In another universe I never outgrew you because you got to grow up with me
love & friendship - collected writings from side wounds and other poems
it whispers to me,
it wants to know
it will not quiet
it can’t let go
beside my pillow,
loud beat of heart
it cannot stop,
it cannot start
curiousity disquiets the head
circulate, metabolism
energified, stomach dread
tap of toe, pick of finger
sensual slide of bared leg
i cannot settle, unscratched itch,
i will not ever be at rest
it is beautiful, quietly beautiful
it needs no announcement nor gaudy proclamation of arrival
gentle patter of snowfall,
whispered brush of leaf
it is there through blustering sunshine
it is there in deadened sleep
the silence is a thing in itself, the
backdrop of every play
you are never not without it
it's patient, it lies in wait
and when you are ready for it, though you may never be
going out a thing of rage,
riotous against the peace
they'll tie you to the bed
and you'll spit out useless fury
it will greet you, with open arms and heart
it begs you to forgive
but you're animal, not god
and love spawns hatred in your heart
when you're tired and heaving
back bent and wrists red,
the silence will creep
aimless night will descend
and if you've never lived without sound
the quiet is unfamiliar, in the end
it's just you and the trees, and they're scary, yes
but they are soft,
but they are friend
you’ve been forever a lack,
a hole, an absence
i cannot imagine you,
because i idolize you
i want, so desperately, for you to be
an absence yet constant presence
you lurk, a nagging feeling
an abcess, an itch
and yet i could not seek you out
because a part of me still thinks
we will crash on the street,
or touch hands at the bookstore,
we’ll smile shyly and pass,
gazes will linger
amid flashing lights or buzzing drone,
or elevator music, or raucous home
any way that would seem
like the stars drew our fate
but you can’t argue that from a swipe,
so it scares me, to find you that way
in the pit, the emptiness of my soul
when i should’ve been looking to the ones who fill,
to the excess, to the outpouring
to the ones i know.
you are quiet giggle
confession stuck as it leaves,
weaving through the crowded street
you are late nights texting,
and the last one to put the phone down,
and borrowed shoes for the night or the week,
and fingers gripping my back when we hug
you taught me ‘i love you’ when i leave the car,
and you taught me to face what i truly felt
you taught me it would turn out okay,
and you taught me when to fight back
love is a whole,
tangible and real
i’ll recognize you when i see you
when i know you, it will mean
i was not fixed,
didn’t find my other half
you were never the first,
you will not be the last
scent indicates familiarity; it’s always there but doesn’t really mean anything until it means something,
and now its not just brownies cooking, but ours over stifled giggles at two am
and now its not just a car exhaust, but yours singing songs into a sunset
and then, years later, you catch a whiff
and your head turns, inevitably, because it would be worse than shame, to miss something you love
and maybe a part of you wants you to be happy
and when you lose that forever maybe you’ll seek it in a bottle, or save it in fabric, or even try to rediscover it in the recesses of your mind,
but scent is uniquely reserved for the here and now,
and i will never live this moment again, but
maybe i will catch a whiff of it on the breeze
and my head will turn ever so slightly,
and i will remember oh, how i loved you so.

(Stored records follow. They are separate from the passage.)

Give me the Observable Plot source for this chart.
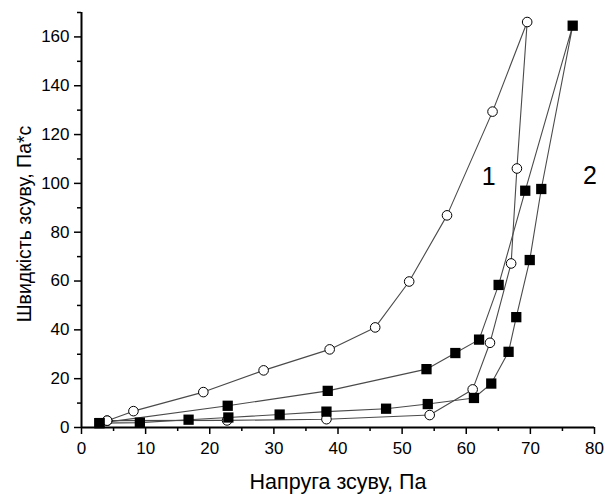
<!DOCTYPE html>
<html>
<head>
<meta charset="utf-8">
<script src="https://cdn.jsdelivr.net/npm/d3@7"></script>
<script src="https://cdn.jsdelivr.net/npm/@observablehq/plot@0.6"></script>
<style>
  html, body { margin: 0; padding: 0; background: #fff; }
</style>
</head>
<body>
<div id="chart"></div>
<script>
// Series 1 (open circles): loop, up-branch then down-branch
const s1x = [4.0, 8.1, 19.0, 28.4, 38.7, 45.8, 51.1, 57.0, 64.1, 69.5, 67.9, 67.0, 63.7, 61.0, 54.3, 38.2, 22.7, 4.0];
const s1y = [2.8, 6.7, 14.5, 23.4, 32.0, 41.0, 59.8, 86.9, 129.4, 166.1, 106.1, 67.2, 34.7, 15.6, 5.1, 3.4, 2.9, 2.8];
// Series 2 (filled squares)
const s2x = [2.8, 22.8, 38.4, 53.8, 58.3, 62.0, 65.05, 69.2, 76.6, 71.7, 69.9, 67.8, 66.6, 63.9, 61.2, 54.0, 47.5, 38.2, 30.9, 22.9, 16.7, 9.1, 2.8];
const s2y = [1.8, 8.9, 15.0, 23.9, 30.5, 36.0, 58.4, 97.0, 164.6, 97.7, 68.6, 45.2, 31.0, 18.0, 12.1, 9.6, 7.7, 6.5, 5.3, 4.1, 3.2, 2.0, 1.8];

const xTicks = [0, 10, 20, 30, 40, 50, 60, 70, 80];
const xMinor = [5, 15, 25, 35, 45, 55, 65, 75];
const yTicks = [0, 20, 40, 60, 80, 100, 120, 140, 160];
const yMinor = [10, 30, 50, 70, 90, 110, 130, 150, 170];

const seriesLabels = ["1", "2"];
const labelX = [63.5, 79.3];
const labelY = [102.5, 103.2];

const xTitle = "Напруга зсуву, Па";
const yTitle = "Швидкість зсуву, Па*с";

const d1 = s1x.map((x, i) => ({x, y: s1y[i]}));
const d2 = s2x.map((x, i) => ({x, y: s2y[i]}));
const lab = seriesLabels.map((t, i) => ({t, x: labelX[i], y: labelY[i]}));

const chart = Plot.plot({
  width: 605,
  height: 494,
  marginLeft: 81,
  marginRight: 11,
  marginTop: 12,
  marginBottom: 67,
  style: {fontFamily: "'Liberation Sans', Arial, sans-serif", fontSize: "17px", color: "black", background: "white"},
  x: {domain: [0, 80]},
  y: {domain: [0, 170]},
  marks: [
    Plot.line(d1, {x: "x", y: "y", stroke: "#4a4a4a", strokeWidth: 1.1}),
    Plot.line(d2, {x: "x", y: "y", stroke: "#4a4a4a", strokeWidth: 1.1}),
    Plot.dot(d1, {x: "x", y: "y", r: 4.8, fill: "white", stroke: "black", strokeWidth: 1}),
    Plot.dot(d2, {x: "x", y: "y", r: 5.8, symbol: "square", fill: "black", stroke: "none"}),
    Plot.ruleX([0], {stroke: "black", strokeWidth: 2}),
    Plot.ruleY([0], {stroke: "black", strokeWidth: 2}),
    Plot.axisX({ticks: xTicks, tickSize: 7, tickPadding: 7, label: null, stroke: "black", strokeWidth: 1.5, fill: "black", fontSize: 17}),
    Plot.axisX({ticks: xMinor, tickSize: 4, text: null, label: null, stroke: "black", strokeWidth: 1.5}),
    Plot.axisY({ticks: yTicks, tickSize: 7, tickPadding: 5, label: null, stroke: "black", strokeWidth: 1.5, fill: "black", fontSize: 17}),
    Plot.axisY({ticks: yMinor, tickSize: 4, text: null, label: null, stroke: "black", strokeWidth: 1.5}),
    Plot.text(lab, {x: "x", y: "y", text: "t", fontSize: 25, fill: "black"}),
    Plot.text([xTitle], {frameAnchor: "bottom", dy: 55, fontSize: 21.5, fill: "black", textAnchor: "middle", lineAnchor: "middle"}),
    Plot.text([yTitle], {frameAnchor: "left", dx: -57, dy: 4, rotate: -90, fontSize: 19.5, fill: "black", textAnchor: "middle", lineAnchor: "middle"})
  ]
});
document.getElementById("chart").appendChild(chart);
</script>
</body>
</html>
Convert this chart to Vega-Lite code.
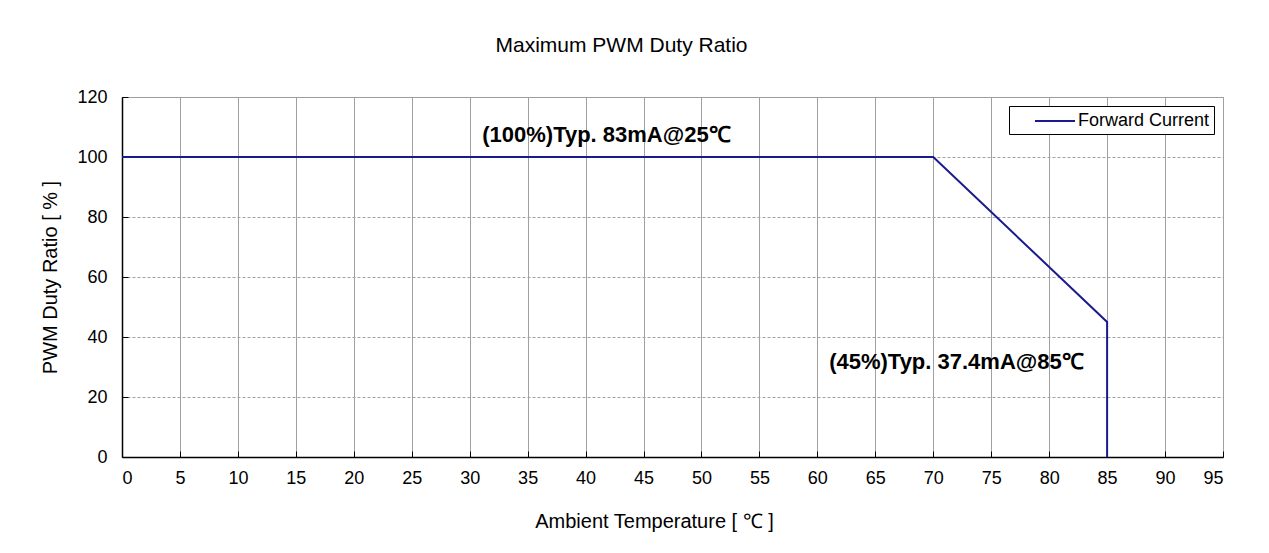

i love you because you know me
even when i’m scared no one does,
when i think no one will.
you are my mirror, but in your eyes i might be more than pretty
but rather something beautiful
and maybe the terror isn’t a bad thing, but an anticipation, waiting
for someone to love me like you do,
patiently.
you know to have a gentle touch with my heart
you know where it hurts
i love when things remind me of you
that we’re past insecurity,
that we don’t skirt.
you make me want to be tangible, perceived
in the little things like this, maybe there's value in belief
maybe i can find myself, to be a home for you
if you know me it must mean i exist.
i love that you inspire me endlessly
i love that with you i don’t have to pretend
thank you for being here, always
it's a heart swell to know someone who cares.